### Written task
Output the material word for word. Leave each picture out.

### Data shown

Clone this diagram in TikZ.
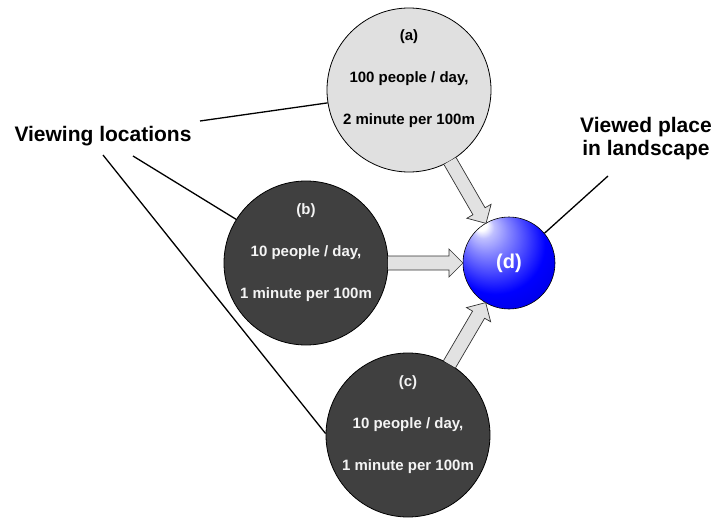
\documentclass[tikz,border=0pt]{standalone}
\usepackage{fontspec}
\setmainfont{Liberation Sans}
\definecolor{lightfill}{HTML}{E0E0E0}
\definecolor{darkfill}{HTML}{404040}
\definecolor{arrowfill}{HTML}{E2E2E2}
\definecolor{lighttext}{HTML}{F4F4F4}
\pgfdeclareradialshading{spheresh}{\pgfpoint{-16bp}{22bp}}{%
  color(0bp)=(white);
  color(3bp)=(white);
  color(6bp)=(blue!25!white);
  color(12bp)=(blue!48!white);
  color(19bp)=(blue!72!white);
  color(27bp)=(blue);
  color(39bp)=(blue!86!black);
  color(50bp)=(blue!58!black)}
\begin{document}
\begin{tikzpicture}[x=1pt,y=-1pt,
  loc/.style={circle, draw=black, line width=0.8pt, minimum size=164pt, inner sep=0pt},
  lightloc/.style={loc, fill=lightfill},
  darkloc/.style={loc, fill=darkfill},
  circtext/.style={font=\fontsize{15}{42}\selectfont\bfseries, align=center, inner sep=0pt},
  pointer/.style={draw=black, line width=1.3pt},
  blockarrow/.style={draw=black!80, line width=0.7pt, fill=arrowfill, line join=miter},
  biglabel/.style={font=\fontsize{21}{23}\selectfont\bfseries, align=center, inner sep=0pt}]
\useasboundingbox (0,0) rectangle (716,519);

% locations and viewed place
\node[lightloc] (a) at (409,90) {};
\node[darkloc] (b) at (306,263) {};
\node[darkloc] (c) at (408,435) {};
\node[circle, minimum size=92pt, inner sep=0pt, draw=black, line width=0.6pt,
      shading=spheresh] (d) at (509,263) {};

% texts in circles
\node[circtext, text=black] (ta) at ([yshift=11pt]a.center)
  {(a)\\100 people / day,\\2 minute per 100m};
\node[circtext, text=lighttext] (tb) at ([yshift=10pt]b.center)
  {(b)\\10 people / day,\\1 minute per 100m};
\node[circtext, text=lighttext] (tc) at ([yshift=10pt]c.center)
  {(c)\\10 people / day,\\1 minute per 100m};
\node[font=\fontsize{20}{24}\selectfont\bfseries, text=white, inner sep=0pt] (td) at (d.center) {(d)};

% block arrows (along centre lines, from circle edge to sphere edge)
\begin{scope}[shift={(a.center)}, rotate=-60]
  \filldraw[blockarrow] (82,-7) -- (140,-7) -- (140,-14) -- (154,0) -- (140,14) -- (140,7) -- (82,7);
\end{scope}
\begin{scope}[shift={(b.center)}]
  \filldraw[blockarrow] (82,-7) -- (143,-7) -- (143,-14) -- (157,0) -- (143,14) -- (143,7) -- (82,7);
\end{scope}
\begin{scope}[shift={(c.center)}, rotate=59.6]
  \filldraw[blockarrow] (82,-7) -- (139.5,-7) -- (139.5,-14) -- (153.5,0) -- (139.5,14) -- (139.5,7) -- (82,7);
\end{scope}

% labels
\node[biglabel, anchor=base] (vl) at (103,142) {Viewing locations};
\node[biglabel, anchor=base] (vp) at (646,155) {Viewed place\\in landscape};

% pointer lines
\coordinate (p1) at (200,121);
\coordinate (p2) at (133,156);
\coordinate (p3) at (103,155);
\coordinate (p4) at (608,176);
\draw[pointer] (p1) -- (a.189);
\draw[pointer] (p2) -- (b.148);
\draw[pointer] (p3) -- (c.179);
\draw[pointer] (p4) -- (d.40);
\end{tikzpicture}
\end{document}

### Answer for this exercise
Clone this diagram in TikZ.
\documentclass[tikz,border=0pt]{standalone}
\usepackage{fontspec}
\setmainfont{Liberation Sans}
\definecolor{lightfill}{HTML}{E0E0E0}
\definecolor{darkfill}{HTML}{404040}
\definecolor{arrowfill}{HTML}{E2E2E2}
\definecolor{lighttext}{HTML}{F4F4F4}
\pgfdeclareradialshading{spheresh}{\pgfpoint{-16bp}{22bp}}{%
  color(0bp)=(white);
  color(3bp)=(white);
  color(6bp)=(blue!25!white);
  color(12bp)=(blue!48!white);
  color(19bp)=(blue!72!white);
  color(27bp)=(blue);
  color(39bp)=(blue!86!black);
  color(50bp)=(blue!58!black)}
\begin{document}
\begin{tikzpicture}[x=1pt,y=-1pt,
  loc/.style={circle, draw=black, line width=0.8pt, minimum size=164pt, inner sep=0pt},
  lightloc/.style={loc, fill=lightfill},
  darkloc/.style={loc, fill=darkfill},
  circtext/.style={font=\fontsize{15}{42}\selectfont\bfseries, align=center, inner sep=0pt},
  pointer/.style={draw=black, line width=1.3pt},
  blockarrow/.style={draw=black!80, line width=0.7pt, fill=arrowfill, line join=miter},
  biglabel/.style={font=\fontsize{21}{23}\selectfont\bfseries, align=center, inner sep=0pt}]
\useasboundingbox (0,0) rectangle (716,519);

% locations and viewed place
\node[lightloc] (a) at (409,90) {};
\node[darkloc] (b) at (306,263) {};
\node[darkloc] (c) at (408,435) {};
\node[circle, minimum size=92pt, inner sep=0pt, draw=black, line width=0.6pt,
      shading=spheresh] (d) at (509,263) {};

% texts in circles
\node[circtext, text=black] (ta) at ([yshift=11pt]a.center)
  {(a)\\100 people / day,\\2 minute per 100m};
\node[circtext, text=lighttext] (tb) at ([yshift=10pt]b.center)
  {(b)\\10 people / day,\\1 minute per 100m};
\node[circtext, text=lighttext] (tc) at ([yshift=10pt]c.center)
  {(c)\\10 people / day,\\1 minute per 100m};
\node[font=\fontsize{20}{24}\selectfont\bfseries, text=white, inner sep=0pt] (td) at (d.center) {(d)};

% block arrows (along centre lines, from circle edge to sphere edge)
\begin{scope}[shift={(a.center)}, rotate=-60]
  \filldraw[blockarrow] (82,-7) -- (140,-7) -- (140,-14) -- (154,0) -- (140,14) -- (140,7) -- (82,7);
\end{scope}
\begin{scope}[shift={(b.center)}]
  \filldraw[blockarrow] (82,-7) -- (143,-7) -- (143,-14) -- (157,0) -- (143,14) -- (143,7) -- (82,7);
\end{scope}
\begin{scope}[shift={(c.center)}, rotate=59.6]
  \filldraw[blockarrow] (82,-7) -- (139.5,-7) -- (139.5,-14) -- (153.5,0) -- (139.5,14) -- (139.5,7) -- (82,7);
\end{scope}

% labels
\node[biglabel, anchor=base] (vl) at (103,142) {Viewing locations};
\node[biglabel, anchor=base] (vp) at (646,155) {Viewed place\\in landscape};

% pointer lines
\coordinate (p1) at (200,121);
\coordinate (p2) at (133,156);
\coordinate (p3) at (103,155);
\coordinate (p4) at (608,176);
\draw[pointer] (p1) -- (a.189);
\draw[pointer] (p2) -- (b.148);
\draw[pointer] (p3) -- (c.179);
\draw[pointer] (p4) -- (d.40);
\end{tikzpicture}
\end{document}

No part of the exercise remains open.